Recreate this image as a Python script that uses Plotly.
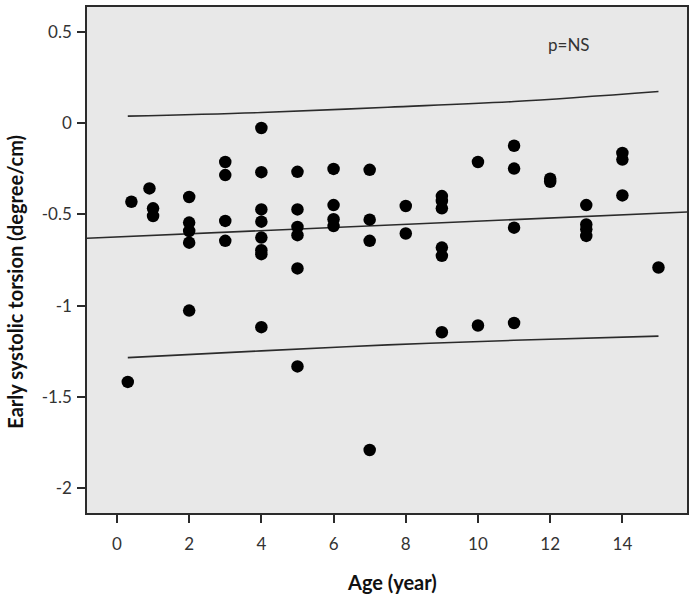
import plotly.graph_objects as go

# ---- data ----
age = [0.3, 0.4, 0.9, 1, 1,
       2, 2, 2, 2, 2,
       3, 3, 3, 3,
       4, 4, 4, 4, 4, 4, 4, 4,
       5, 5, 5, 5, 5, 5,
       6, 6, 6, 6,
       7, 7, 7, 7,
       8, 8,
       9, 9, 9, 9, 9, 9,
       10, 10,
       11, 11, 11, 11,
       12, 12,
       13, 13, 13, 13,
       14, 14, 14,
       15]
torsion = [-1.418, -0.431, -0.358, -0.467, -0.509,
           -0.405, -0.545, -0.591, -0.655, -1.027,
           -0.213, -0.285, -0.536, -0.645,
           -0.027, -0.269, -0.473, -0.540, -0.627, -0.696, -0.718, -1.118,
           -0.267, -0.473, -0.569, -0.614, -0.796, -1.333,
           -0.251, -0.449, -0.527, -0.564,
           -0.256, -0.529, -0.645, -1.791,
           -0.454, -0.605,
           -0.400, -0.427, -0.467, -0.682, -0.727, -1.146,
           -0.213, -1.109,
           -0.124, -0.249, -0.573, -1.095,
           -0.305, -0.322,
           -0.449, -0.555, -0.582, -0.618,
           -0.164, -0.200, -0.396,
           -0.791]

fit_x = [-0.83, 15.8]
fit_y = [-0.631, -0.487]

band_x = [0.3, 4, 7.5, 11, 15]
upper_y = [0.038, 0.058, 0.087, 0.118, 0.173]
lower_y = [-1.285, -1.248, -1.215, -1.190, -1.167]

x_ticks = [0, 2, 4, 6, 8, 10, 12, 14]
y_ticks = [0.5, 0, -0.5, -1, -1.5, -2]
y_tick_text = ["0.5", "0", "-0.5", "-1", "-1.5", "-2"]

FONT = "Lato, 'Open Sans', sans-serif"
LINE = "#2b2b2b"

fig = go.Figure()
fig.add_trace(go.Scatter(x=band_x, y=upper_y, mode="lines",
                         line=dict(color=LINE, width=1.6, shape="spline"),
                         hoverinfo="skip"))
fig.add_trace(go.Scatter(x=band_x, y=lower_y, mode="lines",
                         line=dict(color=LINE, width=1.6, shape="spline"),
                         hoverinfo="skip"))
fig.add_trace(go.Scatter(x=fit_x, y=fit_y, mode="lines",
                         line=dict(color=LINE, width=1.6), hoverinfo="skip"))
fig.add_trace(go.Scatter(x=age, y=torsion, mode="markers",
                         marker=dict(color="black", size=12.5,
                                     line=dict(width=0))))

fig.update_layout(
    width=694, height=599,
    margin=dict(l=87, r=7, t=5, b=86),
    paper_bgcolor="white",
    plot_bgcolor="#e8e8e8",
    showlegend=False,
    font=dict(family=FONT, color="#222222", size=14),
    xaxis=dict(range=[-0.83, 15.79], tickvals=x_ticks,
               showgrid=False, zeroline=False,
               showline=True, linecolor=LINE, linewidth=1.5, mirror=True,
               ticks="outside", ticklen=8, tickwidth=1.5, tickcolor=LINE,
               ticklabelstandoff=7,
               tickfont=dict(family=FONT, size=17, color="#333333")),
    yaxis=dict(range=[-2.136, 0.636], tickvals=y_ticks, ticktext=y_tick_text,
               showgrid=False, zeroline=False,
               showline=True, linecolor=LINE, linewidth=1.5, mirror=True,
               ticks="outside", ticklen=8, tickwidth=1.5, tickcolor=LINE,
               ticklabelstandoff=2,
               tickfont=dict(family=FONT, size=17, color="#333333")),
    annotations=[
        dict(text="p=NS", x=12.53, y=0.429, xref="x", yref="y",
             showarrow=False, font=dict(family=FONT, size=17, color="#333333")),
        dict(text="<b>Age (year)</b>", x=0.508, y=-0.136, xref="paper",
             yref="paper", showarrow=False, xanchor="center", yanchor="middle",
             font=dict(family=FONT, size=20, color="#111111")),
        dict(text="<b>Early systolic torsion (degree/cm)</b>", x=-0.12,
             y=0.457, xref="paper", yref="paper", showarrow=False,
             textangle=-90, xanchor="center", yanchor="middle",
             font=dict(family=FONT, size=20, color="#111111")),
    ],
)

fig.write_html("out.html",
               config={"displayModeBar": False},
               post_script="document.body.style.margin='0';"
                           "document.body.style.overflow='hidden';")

* * *

Only lines belong in the copy: transcribe those from the start of the data through the line that contains "import plotly.graph_objects as go", and skip the pictures.

Recreate this image as a Python script that uses Plotly.
import plotly.graph_objects as go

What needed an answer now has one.